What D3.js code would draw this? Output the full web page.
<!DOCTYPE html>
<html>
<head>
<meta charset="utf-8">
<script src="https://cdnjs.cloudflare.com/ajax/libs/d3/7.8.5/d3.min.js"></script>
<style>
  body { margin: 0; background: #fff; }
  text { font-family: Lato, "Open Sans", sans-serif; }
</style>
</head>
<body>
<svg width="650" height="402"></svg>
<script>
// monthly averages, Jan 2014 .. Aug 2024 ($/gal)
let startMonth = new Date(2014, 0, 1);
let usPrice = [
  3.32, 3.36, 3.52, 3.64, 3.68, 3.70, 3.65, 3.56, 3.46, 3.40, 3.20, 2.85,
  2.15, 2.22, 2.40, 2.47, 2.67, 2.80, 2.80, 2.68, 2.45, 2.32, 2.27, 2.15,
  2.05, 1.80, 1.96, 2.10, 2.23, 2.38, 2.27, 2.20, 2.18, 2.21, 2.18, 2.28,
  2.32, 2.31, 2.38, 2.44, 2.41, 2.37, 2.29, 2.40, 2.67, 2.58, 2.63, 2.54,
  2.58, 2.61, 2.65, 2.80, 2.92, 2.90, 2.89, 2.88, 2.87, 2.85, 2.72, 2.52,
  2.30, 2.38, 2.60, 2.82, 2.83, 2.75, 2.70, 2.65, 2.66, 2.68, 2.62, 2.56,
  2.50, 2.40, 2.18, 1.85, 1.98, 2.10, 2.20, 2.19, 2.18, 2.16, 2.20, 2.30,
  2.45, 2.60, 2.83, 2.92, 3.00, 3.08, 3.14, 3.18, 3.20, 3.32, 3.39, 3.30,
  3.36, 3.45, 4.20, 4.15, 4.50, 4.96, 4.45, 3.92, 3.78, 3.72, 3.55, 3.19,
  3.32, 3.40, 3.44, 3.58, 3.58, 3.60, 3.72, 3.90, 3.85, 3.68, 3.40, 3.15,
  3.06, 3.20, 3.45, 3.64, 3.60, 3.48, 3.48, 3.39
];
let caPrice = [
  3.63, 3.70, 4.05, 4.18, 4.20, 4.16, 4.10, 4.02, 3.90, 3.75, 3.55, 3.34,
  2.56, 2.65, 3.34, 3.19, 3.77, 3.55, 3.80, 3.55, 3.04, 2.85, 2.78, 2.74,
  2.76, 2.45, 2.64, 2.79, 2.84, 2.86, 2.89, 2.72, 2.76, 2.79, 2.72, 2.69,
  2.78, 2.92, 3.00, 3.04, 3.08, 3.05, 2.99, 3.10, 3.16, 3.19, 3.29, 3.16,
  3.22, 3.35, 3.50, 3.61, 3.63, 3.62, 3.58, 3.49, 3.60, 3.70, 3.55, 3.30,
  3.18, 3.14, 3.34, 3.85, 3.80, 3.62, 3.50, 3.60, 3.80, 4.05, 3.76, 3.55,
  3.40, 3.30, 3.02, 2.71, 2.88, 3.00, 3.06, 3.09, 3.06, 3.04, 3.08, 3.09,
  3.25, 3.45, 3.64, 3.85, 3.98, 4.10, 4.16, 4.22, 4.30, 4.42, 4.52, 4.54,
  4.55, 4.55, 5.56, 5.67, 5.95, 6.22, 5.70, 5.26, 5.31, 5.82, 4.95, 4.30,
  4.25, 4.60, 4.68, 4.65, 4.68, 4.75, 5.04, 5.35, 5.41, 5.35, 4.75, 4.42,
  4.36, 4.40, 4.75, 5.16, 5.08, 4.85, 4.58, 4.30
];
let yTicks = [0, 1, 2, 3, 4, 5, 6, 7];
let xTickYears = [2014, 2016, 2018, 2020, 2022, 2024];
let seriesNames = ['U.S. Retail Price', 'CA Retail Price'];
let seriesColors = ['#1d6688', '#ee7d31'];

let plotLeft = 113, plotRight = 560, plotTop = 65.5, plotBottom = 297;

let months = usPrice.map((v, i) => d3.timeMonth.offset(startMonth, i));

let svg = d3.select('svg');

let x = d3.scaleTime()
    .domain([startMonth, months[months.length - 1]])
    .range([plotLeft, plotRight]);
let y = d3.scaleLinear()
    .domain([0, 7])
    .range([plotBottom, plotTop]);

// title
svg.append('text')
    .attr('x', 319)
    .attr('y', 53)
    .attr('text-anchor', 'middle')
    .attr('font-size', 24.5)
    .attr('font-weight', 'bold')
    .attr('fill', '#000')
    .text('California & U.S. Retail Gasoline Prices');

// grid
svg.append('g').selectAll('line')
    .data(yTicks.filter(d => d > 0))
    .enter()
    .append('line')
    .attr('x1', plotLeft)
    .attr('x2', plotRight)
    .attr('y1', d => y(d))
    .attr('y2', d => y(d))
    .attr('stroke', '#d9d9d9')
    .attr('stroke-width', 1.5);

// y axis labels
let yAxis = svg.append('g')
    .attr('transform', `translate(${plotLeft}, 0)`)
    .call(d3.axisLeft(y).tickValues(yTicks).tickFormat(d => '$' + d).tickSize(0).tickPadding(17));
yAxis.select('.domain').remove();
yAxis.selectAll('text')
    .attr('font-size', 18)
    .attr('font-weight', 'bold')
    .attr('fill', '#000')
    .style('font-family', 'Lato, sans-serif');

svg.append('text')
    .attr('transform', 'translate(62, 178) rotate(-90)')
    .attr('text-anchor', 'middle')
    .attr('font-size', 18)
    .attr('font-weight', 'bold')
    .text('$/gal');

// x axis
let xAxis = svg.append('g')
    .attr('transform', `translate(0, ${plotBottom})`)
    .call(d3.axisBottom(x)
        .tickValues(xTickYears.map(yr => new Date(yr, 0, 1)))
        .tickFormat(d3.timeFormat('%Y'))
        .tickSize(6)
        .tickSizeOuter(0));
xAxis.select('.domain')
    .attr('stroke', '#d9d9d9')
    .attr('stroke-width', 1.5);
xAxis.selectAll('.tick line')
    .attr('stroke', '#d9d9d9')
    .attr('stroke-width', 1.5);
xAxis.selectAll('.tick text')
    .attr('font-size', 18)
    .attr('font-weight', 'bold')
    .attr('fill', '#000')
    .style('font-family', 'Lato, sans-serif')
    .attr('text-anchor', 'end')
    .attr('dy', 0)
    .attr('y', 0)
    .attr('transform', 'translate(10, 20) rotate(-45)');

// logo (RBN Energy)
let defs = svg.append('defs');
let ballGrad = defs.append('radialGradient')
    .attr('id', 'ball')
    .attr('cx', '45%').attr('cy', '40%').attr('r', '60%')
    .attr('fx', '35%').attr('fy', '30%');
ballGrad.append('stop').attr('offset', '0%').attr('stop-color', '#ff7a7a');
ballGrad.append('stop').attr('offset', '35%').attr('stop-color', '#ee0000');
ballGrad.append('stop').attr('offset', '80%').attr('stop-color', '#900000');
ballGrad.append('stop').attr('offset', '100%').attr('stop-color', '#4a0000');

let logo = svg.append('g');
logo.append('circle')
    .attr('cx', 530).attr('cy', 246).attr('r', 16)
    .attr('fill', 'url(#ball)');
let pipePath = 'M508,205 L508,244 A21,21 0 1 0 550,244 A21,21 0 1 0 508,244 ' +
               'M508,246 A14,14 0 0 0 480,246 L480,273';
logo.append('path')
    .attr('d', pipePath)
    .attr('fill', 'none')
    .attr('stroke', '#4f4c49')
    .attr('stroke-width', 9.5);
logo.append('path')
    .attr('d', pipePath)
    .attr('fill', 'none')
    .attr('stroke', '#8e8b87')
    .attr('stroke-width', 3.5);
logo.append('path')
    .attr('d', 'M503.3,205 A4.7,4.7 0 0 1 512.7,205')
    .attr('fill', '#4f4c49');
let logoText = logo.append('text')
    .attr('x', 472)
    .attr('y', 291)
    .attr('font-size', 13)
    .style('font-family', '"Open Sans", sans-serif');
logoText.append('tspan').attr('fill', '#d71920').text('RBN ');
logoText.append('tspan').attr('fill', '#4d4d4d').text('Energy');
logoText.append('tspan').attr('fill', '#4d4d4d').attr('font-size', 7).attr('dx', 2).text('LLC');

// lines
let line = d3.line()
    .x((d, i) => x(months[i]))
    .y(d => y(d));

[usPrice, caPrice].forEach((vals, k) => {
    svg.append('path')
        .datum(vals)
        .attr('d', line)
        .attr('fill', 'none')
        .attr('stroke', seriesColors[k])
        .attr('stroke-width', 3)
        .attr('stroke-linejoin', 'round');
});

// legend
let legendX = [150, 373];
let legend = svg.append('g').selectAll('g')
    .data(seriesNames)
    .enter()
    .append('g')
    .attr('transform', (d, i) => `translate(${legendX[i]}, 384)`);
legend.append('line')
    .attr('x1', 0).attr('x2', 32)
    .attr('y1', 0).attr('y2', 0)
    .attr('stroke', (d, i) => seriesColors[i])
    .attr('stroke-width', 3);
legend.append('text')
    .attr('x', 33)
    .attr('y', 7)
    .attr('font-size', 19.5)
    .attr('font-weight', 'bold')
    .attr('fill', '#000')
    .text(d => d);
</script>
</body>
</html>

☆ ☆ ☆

▶ Task: Only the lines from the start of the data to the line holding "let plotLeft = 113, plotRight" are wanted; return them exactly, both ends included.

▶ Written response:
What D3.js code would draw this? Output the full web page.
<!DOCTYPE html>
<html>
<head>
<meta charset="utf-8">
<script src="https://cdnjs.cloudflare.com/ajax/libs/d3/7.8.5/d3.min.js"></script>
<style>
  body { margin: 0; background: #fff; }
  text { font-family: Lato, "Open Sans", sans-serif; }
</style>
</head>
<body>
<svg width="650" height="402"></svg>
<script>
// monthly averages, Jan 2014 .. Aug 2024 ($/gal)
let startMonth = new Date(2014, 0, 1);
let usPrice = [
  3.32, 3.36, 3.52, 3.64, 3.68, 3.70, 3.65, 3.56, 3.46, 3.40, 3.20, 2.85,
  2.15, 2.22, 2.40, 2.47, 2.67, 2.80, 2.80, 2.68, 2.45, 2.32, 2.27, 2.15,
  2.05, 1.80, 1.96, 2.10, 2.23, 2.38, 2.27, 2.20, 2.18, 2.21, 2.18, 2.28,
  2.32, 2.31, 2.38, 2.44, 2.41, 2.37, 2.29, 2.40, 2.67, 2.58, 2.63, 2.54,
  2.58, 2.61, 2.65, 2.80, 2.92, 2.90, 2.89, 2.88, 2.87, 2.85, 2.72, 2.52,
  2.30, 2.38, 2.60, 2.82, 2.83, 2.75, 2.70, 2.65, 2.66, 2.68, 2.62, 2.56,
  2.50, 2.40, 2.18, 1.85, 1.98, 2.10, 2.20, 2.19, 2.18, 2.16, 2.20, 2.30,
  2.45, 2.60, 2.83, 2.92, 3.00, 3.08, 3.14, 3.18, 3.20, 3.32, 3.39, 3.30,
  3.36, 3.45, 4.20, 4.15, 4.50, 4.96, 4.45, 3.92, 3.78, 3.72, 3.55, 3.19,
  3.32, 3.40, 3.44, 3.58, 3.58, 3.60, 3.72, 3.90, 3.85, 3.68, 3.40, 3.15,
  3.06, 3.20, 3.45, 3.64, 3.60, 3.48, 3.48, 3.39
];
let caPrice = [
  3.63, 3.70, 4.05, 4.18, 4.20, 4.16, 4.10, 4.02, 3.90, 3.75, 3.55, 3.34,
  2.56, 2.65, 3.34, 3.19, 3.77, 3.55, 3.80, 3.55, 3.04, 2.85, 2.78, 2.74,
  2.76, 2.45, 2.64, 2.79, 2.84, 2.86, 2.89, 2.72, 2.76, 2.79, 2.72, 2.69,
  2.78, 2.92, 3.00, 3.04, 3.08, 3.05, 2.99, 3.10, 3.16, 3.19, 3.29, 3.16,
  3.22, 3.35, 3.50, 3.61, 3.63, 3.62, 3.58, 3.49, 3.60, 3.70, 3.55, 3.30,
  3.18, 3.14, 3.34, 3.85, 3.80, 3.62, 3.50, 3.60, 3.80, 4.05, 3.76, 3.55,
  3.40, 3.30, 3.02, 2.71, 2.88, 3.00, 3.06, 3.09, 3.06, 3.04, 3.08, 3.09,
  3.25, 3.45, 3.64, 3.85, 3.98, 4.10, 4.16, 4.22, 4.30, 4.42, 4.52, 4.54,
  4.55, 4.55, 5.56, 5.67, 5.95, 6.22, 5.70, 5.26, 5.31, 5.82, 4.95, 4.30,
  4.25, 4.60, 4.68, 4.65, 4.68, 4.75, 5.04, 5.35, 5.41, 5.35, 4.75, 4.42,
  4.36, 4.40, 4.75, 5.16, 5.08, 4.85, 4.58, 4.30
];
let yTicks = [0, 1, 2, 3, 4, 5, 6, 7];
let xTickYears = [2014, 2016, 2018, 2020, 2022, 2024];
let seriesNames = ['U.S. Retail Price', 'CA Retail Price'];
let seriesColors = ['#1d6688', '#ee7d31'];

let plotLeft = 113, plotRight = 560, plotTop = 65.5, plotBottom = 297;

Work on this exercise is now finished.